Given problem — Leave out the pictures and reproduce all of the data exactly.

%%

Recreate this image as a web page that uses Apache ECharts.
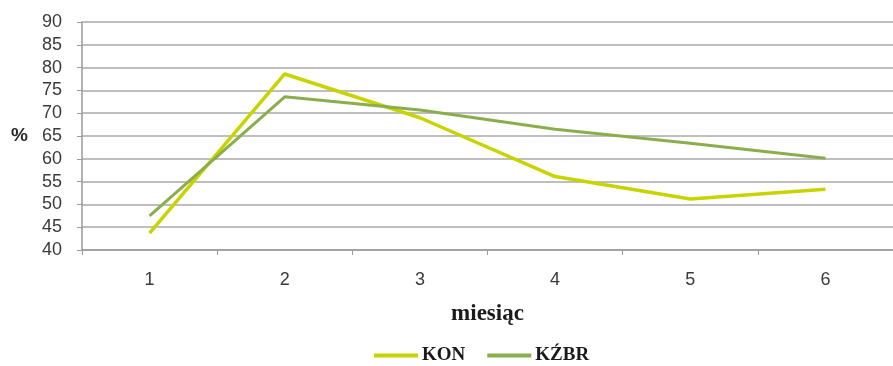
<!DOCTYPE html>
<html>
<head>
<meta charset="utf-8">
<script src="https://cdn.jsdelivr.net/npm/echarts@6/dist/echarts.min.js"></script>
<style>
html,body{margin:0;padding:0;background:#fff;}
#c{width:893px;height:366px;}
</style>
</head>
<body>
<div id="c"></div>
<script>
const categories = ['1', '2', '3', '4', '5', '6'];
const konValues = [43.7, 78.6, 69.0, 56.1, 51.2, 53.3];
const kzbrValues = [47.5, 73.6, 70.7, 66.5, 63.4, 60.1];
const seriesNames = ['KON', 'KŹBR'];
const xTitle = 'miesiąc';
const yTitle = '%';

const chart = echarts.init(document.getElementById('c'), null, {renderer: 'canvas'});
chart.setOption({
  animation: false,
  backgroundColor: '#ffffff',
  grid: {left: 82, top: 22, width: 816, height: 228, containLabel: false},
  legend: {
    left: 369, top: 341,
    icon: 'rect', itemWidth: 44, itemHeight: 4, itemGap: 22,
    textStyle: {fontFamily: 'Liberation Serif', fontWeight: 'bold', fontSize: 19, color: '#1a1a1a', padding: [0, 0, 0, -1]},
    data: seriesNames
  },
  xAxis: {
    type: 'category',
    data: categories,
    boundaryGap: true,
    name: xTitle,
    nameLocation: 'middle',
    nameGap: 53,
    nameTextStyle: {fontFamily: 'Liberation Serif', fontWeight: 'bold', fontSize: 23, color: '#1a1a1a'},
    axisLine: {lineStyle: {color: '#9a9a9a', width: 1.5}},
    axisTick: {show: true, length: 5, lineStyle: {color: '#9a9a9a'}},
    axisLabel: {margin: 21, fontFamily: 'Liberation Sans', fontSize: 18, color: '#3a3a3a'},
    splitLine: {show: false}
  },
  yAxis: {
    type: 'value',
    min: 40, max: 90, interval: 5,
    name: yTitle,
    nameLocation: 'middle',
    nameRotate: 0,
    nameGap: 54,
    nameTextStyle: {fontFamily: 'Liberation Sans', fontWeight: 'bold', fontSize: 19, color: '#2a2a2a'},
    axisLine: {show: true, lineStyle: {color: '#9a9a9a', width: 1.5}},
    axisTick: {show: true, length: 5, lineStyle: {color: '#9a9a9a'}},
    axisLabel: {margin: 20, fontFamily: 'Liberation Sans', fontSize: 18, color: '#3a3a3a'},
    splitLine: {show: true, lineStyle: {color: '#a8a8a8', width: 1.5}}
  },
  series: [
    {
      name: seriesNames[0], type: 'line', data: konValues,
      symbol: 'none', lineStyle: {color: '#c9d300', width: 3.5}, itemStyle: {color: '#c9d300'}
    },
    {
      name: seriesNames[1], type: 'line', data: kzbrValues,
      symbol: 'none', lineStyle: {color: '#8aae4c', width: 3}, itemStyle: {color: '#8aae4c'}
    }
  ]
});
</script>
</body>
</html>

%%

Solution for this exercise —
Recreate this image as a web page that uses Apache ECharts.
<!DOCTYPE html>
<html>
<head>
<meta charset="utf-8">
<script src="https://cdn.jsdelivr.net/npm/echarts@6/dist/echarts.min.js"></script>
<style>
html,body{margin:0;padding:0;background:#fff;}
#c{width:893px;height:366px;}
</style>
</head>
<body>
<div id="c"></div>
<script>
const categories = ['1', '2', '3', '4', '5', '6'];
const konValues = [43.7, 78.6, 69.0, 56.1, 51.2, 53.3];
const kzbrValues = [47.5, 73.6, 70.7, 66.5, 63.4, 60.1];
const seriesNames = ['KON', 'KŹBR'];
const xTitle = 'miesiąc';
const yTitle = '%';

const chart = echarts.init(document.getElementById('c'), null, {renderer: 'canvas'});
chart.setOption({
  animation: false,
  backgroundColor: '#ffffff',
  grid: {left: 82, top: 22, width: 816, height: 228, containLabel: false},
  legend: {
    left: 369, top: 341,
    icon: 'rect', itemWidth: 44, itemHeight: 4, itemGap: 22,
    textStyle: {fontFamily: 'Liberation Serif', fontWeight: 'bold', fontSize: 19, color: '#1a1a1a', padding: [0, 0, 0, -1]},
    data: seriesNames
  },
  xAxis: {
    type: 'category',
    data: categories,
    boundaryGap: true,
    name: xTitle,
    nameLocation: 'middle',
    nameGap: 53,
    nameTextStyle: {fontFamily: 'Liberation Serif', fontWeight: 'bold', fontSize: 23, color: '#1a1a1a'},
    axisLine: {lineStyle: {color: '#9a9a9a', width: 1.5}},
    axisTick: {show: true, length: 5, lineStyle: {color: '#9a9a9a'}},
    axisLabel: {margin: 21, fontFamily: 'Liberation Sans', fontSize: 18, color: '#3a3a3a'},
    splitLine: {show: false}
  },
  yAxis: {
    type: 'value',
    min: 40, max: 90, interval: 5,
    name: yTitle,
    nameLocation: 'middle',
    nameRotate: 0,
    nameGap: 54,
    nameTextStyle: {fontFamily: 'Liberation Sans', fontWeight: 'bold', fontSize: 19, color: '#2a2a2a'},
    axisLine: {show: true, lineStyle: {color: '#9a9a9a', width: 1.5}},
    axisTick: {show: true, length: 5, lineStyle: {color: '#9a9a9a'}},
    axisLabel: {margin: 20, fontFamily: 'Liberation Sans', fontSize: 18, color: '#3a3a3a'},
    splitLine: {show: true, lineStyle: {color: '#a8a8a8', width: 1.5}}
  },
  series: [
    {
      name: seriesNames[0], type: 'line', data: konValues,
      symbol: 'none', lineStyle: {color: '#c9d300', width: 3.5}, itemStyle: {color: '#c9d300'}
    },
    {
      name: seriesNames[1], type: 'line', data: kzbrValues,
      symbol: 'none', lineStyle: {color: '#8aae4c', width: 3}, itemStyle: {color: '#8aae4c'}
    }
  ]
});
</script>
</body>
</html>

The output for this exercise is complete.